I like your thought path.

Mrs. Wonderful,

In the past year I have been thinking about a similar sentiment, but it is definitely hard to get past because of our socialization. You said, "the expectation that as humans we are only to bind ourselves to one singular individual for the entirety of our lives despite how we and they may evolve, is rubbish".

I want to hear more of your thoughts on this either here in reply or in another blog (look at me making requests). I ask because currently, I have been married for 6 years, but have been seperated for the last year. He is dating and Lord knows I'm trying (can't seem to meet anyone though). I feel the need to explore and see my options. However, there is a gnawing part of me that says, you should try and work it out.
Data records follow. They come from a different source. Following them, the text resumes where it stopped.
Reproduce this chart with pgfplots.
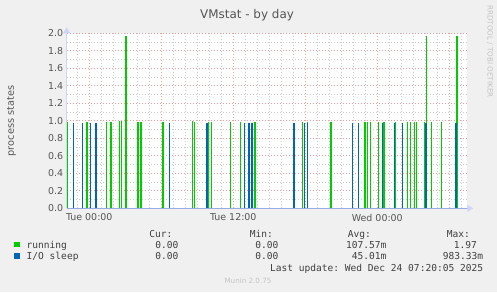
\documentclass[border=0pt]{standalone}
\usepackage{fontspec}
\setmainfont{DejaVu Sans}
\newfontfamily\monofont{DejaVu Sans Mono}
\usepackage{pgfplots}
\pgfplotsset{compat=1.18}
\usetikzlibrary{arrows.meta}
\definecolor{mgreen}{HTML}{00CC00}
\definecolor{mblue}{HTML}{0066B3}
\definecolor{bg}{HTML}{F0F0F0}
\definecolor{axc}{HTML}{CFD6F8}
\definecolor{axx}{HTML}{97ACE6}
\definecolor{gridminor}{HTML}{CCCCCC}
\definecolor{gridmajor}{HTML}{E6A0A0}
\definecolor{txt}{HTML}{555555}
\definecolor{legtxt}{HTML}{404040}
\definecolor{faint}{HTML}{C4C4C4}

\pgfplotstableread{
x y
-1.80 0.99
-0.17 0.99
1.42 0.99
1.81 0.99
2.52 1.00
2.69 1.00
3.08 1.97
4.08 0.99
4.31 0.99
6.14 0.99
8.62 1.00
8.75 0.99
9.92 0.99
10.17 0.99
11.75 0.99
12.60 0.99
13.83 0.99
17.75 0.99
18.17 0.99
20.14 0.99
22.99 0.99
23.18 0.99
23.42 0.99
24.08 0.99
24.57 0.99
25.52 0.99
26.53 0.99
26.75 0.99
27.08 0.99
27.25 0.99
27.92 0.99
28.08 1.97
28.50 0.99
29.33 0.99
30.65 1.97
}\running

\pgfplotstableread{
x y
-1.30 0.98
-0.57 0.98
0.10 0.98
0.58 0.98
6.67 0.98
9.81 0.98
12.95 0.98
13.33 0.98
13.58 0.98
17.06 0.98
17.92 0.98
18.18 0.98
21.92 0.98
22.42 0.98
24.43 0.98
25.42 0.98
26.08 0.98
28.04 0.98
30.56 0.98
}\iosleep

\begin{document}
\frenchspacing
\begin{tikzpicture}[x=1bp,y=1bp]
\fill[bg] (0,0) rectangle (497,292);
\useasboundingbox (0,0) rectangle (497,292);
\begin{axis}[
  at={(66.7bp,83.7bp)}, anchor=south west,
  scale only axis, width=400.6bp, height=175bp,
  xmin=-1.88, xmax=31.5, ymin=0, ymax=2.0,
  axis lines=left,
  x axis line style={draw=axx, line width=1.2bp, -{Triangle[length=6bp,width=7bp,color=axc]}, shorten >=-6bp},
  y axis line style={draw=axc, line width=1bp, -{Triangle[length=6bp,width=7bp]}, shorten >=-6bp},
  axis background/.style={fill=white},
  xtick={0,6,12,18,24,30},
  xticklabels={Tue 00:00,,Tue 12:00,,Wed 00:00,},
  minor xtick={-1,1,2,3,4,5,7,8,9,10,11,13,14,15,16,17,19,20,21,22,23,25,26,27,28,29,31},
  ytick={0,0.2,0.4,0.6,0.8,1.0,1.2,1.4,1.6,1.8,2.0},
  minor ytick={0.1,0.3,0.5,0.7,0.9,1.1,1.3,1.5,1.7,1.9},
  grid=both,
  major grid style={draw=gridmajor, dash pattern=on 1bp off 2bp, line width=0.8bp},
  minor grid style={draw=gridminor, dash pattern=on 1bp off 2bp, line width=0.8bp},
  major tick length=0pt, minor tick length=0pt,
  tick style={draw=none},
  tick label style={font=\fontsize{9.5}{10}\selectfont, text=txt},
  yticklabel style={/pgf/number format/.cd, fixed, fixed zerofill, precision=1},
  xticklabel style={yshift=-2bp},
  /pgf/number format/assume math mode=true,
  clip=true,
]
\addplot[ycomb, draw=mgreen, line width=1.5bp, no marks] table[x=x,y=y] {\running};
\addplot[ycomb, draw=mblue, line width=1.5bp, no marks] table[x=x,y=y] {\iosleep};
\end{axis}

% title and side texts
\node[anchor=base, font=\fontsize{12}{14}\selectfont, text=txt] at (247,273.7) {VMstat - by day};
\node[rotate=90, font=\fontsize{9.8}{12}\selectfont, text=txt] at (11.5,171) {process states};
\node[rotate=-90, anchor=west, inner sep=0pt, font=\fontsize{7.2}{9}\selectfont, text=faint] at (490,287) {RRDTOOL / TOBI OETIKER};

% legend
\begin{scope}[every node/.style={inner sep=0pt, font=\monofont\fontsize{9.6}{11}\selectfont, text=legtxt}]
\node[anchor=base east] at (172.5,55) {Cur:};
\node[anchor=base east] at (273,55) {Min:};
\node[anchor=base east] at (371,55) {Avg:};
\node[anchor=base east] at (470,55) {Max:};
\fill[mgreen] (14,44.7) rectangle (20,49.7);
\node[anchor=base west] at (26.5,44) {running};
\node[anchor=base east] at (178.5,44) {0.00};
\node[anchor=base east] at (278.5,44) {0.00};
\node[anchor=base east] at (386.7,44) {107.57m};
\node[anchor=base east] at (477,44) {1.97};
\fill[mblue] (14,33.3) rectangle (20,38.7);
\node[anchor=base west] at (26.5,32.5) {I/O sleep};
\node[anchor=base east] at (178.5,32.5) {0.00};
\node[anchor=base east] at (278.5,32.5) {0.00};
\node[anchor=base east] at (386.7,32.5) {45.01m};
\node[anchor=base east] at (483.3,32.5) {983.33m};
\node[anchor=base east] at (483.3,20.5) {Last update: Wed Dec 24 07:20:05 2025};
\end{scope}
\node[anchor=base, inner sep=0pt, font=\fontsize{7.2}{9}\selectfont, text=faint] at (248,9) {Munin 2.0.75};
\end{tikzpicture}
\end{document}
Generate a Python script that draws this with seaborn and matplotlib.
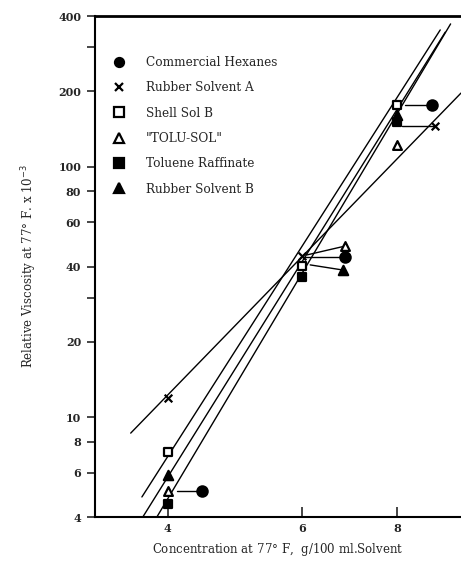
import matplotlib
matplotlib.use("Agg")
import matplotlib.pyplot as plt
import seaborn as sns
import pandas as pd
from matplotlib.lines import Line2D

# ---- data ----
solvents = ["Commercial Hexanes", "Rubber Solvent A", "Shell Sol B",
            "\"TOLU-SOL\"", "Toluene Raffinate", "Rubber Solvent B"]
hexanes_x = [4.43, 6.84, 8.89]
hexanes_y = [5.1, 43.6, 176]
rsa_x = [4.0, 6.0, 8.97]
rsa_y = [11.9, 44, 145]
shell_x = [4.0, 6.0, 8.0]
shell_y = [7.3, 40.1, 176]
tolu_x = [4.0, 6.84, 8.0]
tolu_y = [5.1, 48.3, 122]
raff_x = [4.0, 6.0, 8.0]
raff_y = [4.5, 36.3, 151]
rsb_x = [4.0, 6.8, 8.0]
rsb_y = [5.9, 38.7, 161]

# fitted lines (end points)
fit_x = [[3.576, 9.70], [3.699, 9.11], [3.709, 9.25], [3.87, 9.40]]
fit_y = [[8.65, 197], [4.81, 352], [4.0, 345], [4.0, 372]]

# leader lines from offset markers to their true positions
lead_x = [[8.89, 8.19], [8.97, 8.12], [6.84, 6.09], [6.84, 6.05], [6.8, 6.15], [4.43, 4.11]]
lead_y = [[176, 176], [145, 145], [48.3, 44.5], [43.6, 43.6], [38.7, 40.6], [5.1, 5.1]]

x_ticks = [4, 6, 8]
y_ticks = [4, 6, 8, 10, 20, 30, 40, 60, 80, 100, 200, 300, 400]
y_labels = ["4", "6", "8", "10", "20", "", "40", "60", "80", "100", "200", "", "400"]

# ---- style ----
sns.set_style("white")
plt.rcParams["font.family"] = ["DejaVu Serif", "DejaVu Sans"]

fig = plt.figure(figsize=(4.61, 5.64), dpi=100)
ax = fig.add_axes([0.206, 0.0833, 0.794, 0.8883])

# lines
for fx, fy in zip(fit_x, fit_y):
    d = pd.DataFrame({"x": fx, "y": fy})
    sns.lineplot(data=d, x="x", y="y", ax=ax, color="black", lw=1.0, sort=False)
for lx, ly in zip(lead_x, lead_y):
    d = pd.DataFrame({"x": lx, "y": ly})
    sns.lineplot(data=d, x="x", y="y", ax=ax, color="black", lw=1.0, sort=False)

series = [
    (hexanes_x, hexanes_y, "o", "black", 55),
    (rsa_x, rsa_y, "x", "black", 30),
    (shell_x, shell_y, "s", "white", 40),
    (tolu_x, tolu_y, "^", "white", 40),
    (raff_x, raff_y, "s", "black", 40),
    (rsb_x, rsb_y, "^", "black", 45),
]
handles = []
for name, (sx, sy, m, fc, s) in zip(solvents, series):
    d = pd.DataFrame({"x": sx, "y": sy})
    if m == "x":
        sns.scatterplot(data=d, x="x", y="y", ax=ax, marker=m, color="black",
                        s=s, linewidth=1.6, zorder=5)
        handles.append(Line2D([], [], marker=m, color="black", ls="none",
                              markersize=6, markeredgewidth=1.6))
    else:
        sns.scatterplot(data=d, x="x", y="y", ax=ax, marker=m, facecolor=fc,
                        edgecolor="black", s=s, linewidth=1.6, zorder=5)
        handles.append(Line2D([], [], marker=m, markerfacecolor=fc, color="black",
                              ls="none", markersize=6.5, markeredgewidth=1.6))

ax.set_xscale("log")
ax.set_yscale("log")
ax.set_xlim(3.21, 9.70)
ax.set_ylim(4, 400)

ax.set_xticks(x_ticks)
ax.set_xticklabels([str(t) for t in x_ticks])
ax.set_yticks(y_ticks)
ax.set_yticklabels(y_labels)
ax.minorticks_off()
ax.tick_params(axis="x", which="both", direction="in", length=7, width=1.2,
               labelsize=8, pad=4, bottom=True)
ax.tick_params(axis="y", which="both", direction="out", length=6, width=1.2,
               labelsize=8, pad=4, left=True)
for lab in ax.get_xticklabels() + ax.get_yticklabels():
    lab.set_fontweight("bold")

for sp in ["left", "bottom"]:
    ax.spines[sp].set_linewidth(1.5)
    ax.spines[sp].set_color("black")
ax.spines["top"].set_linewidth(2.0)
ax.spines["top"].set_color("black")
ax.spines["right"].set_visible(False)

ax.set_xlabel("Concentration at 77$\\degree$ F,  g/100 ml.Solvent", fontsize=8.5, labelpad=5)
ax.set_ylabel("Relative Viscosity at 77$\\degree$ F. x 10$^{-3}$", fontsize=8.5, labelpad=14)

ax.legend(handles, solvents, loc="upper left", bbox_to_anchor=(0.034, 0.93),
          frameon=False, fontsize=8.7, handlelength=1.2, handletextpad=1.6,
          labelspacing=1.02, borderaxespad=0)

fig.savefig("out.png", dpi=100)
He has begged to the point of tears several times. It's not that I think we have evolved in seperate directions (we have, but I think with this distance we've had from each other, there is the potential to overcome that challenge), it's moreso that I love the man, but don't feel all the romantic stuff anymore. I really don't want to be out of his life in absolute terms, but I want to feel romantically inspired by the one I chose to love. I always ask myself if I'm being silly, because all I'm asking for is "infatuation"--And I wonder if I am holding out for infatuation only to end up in the same place in years to come---or whether or not this is the end and the both of us should really begin the legal process????????? Of course, I don't expect you to have the answers, I just wanna hear more on your views as they may challenge my own.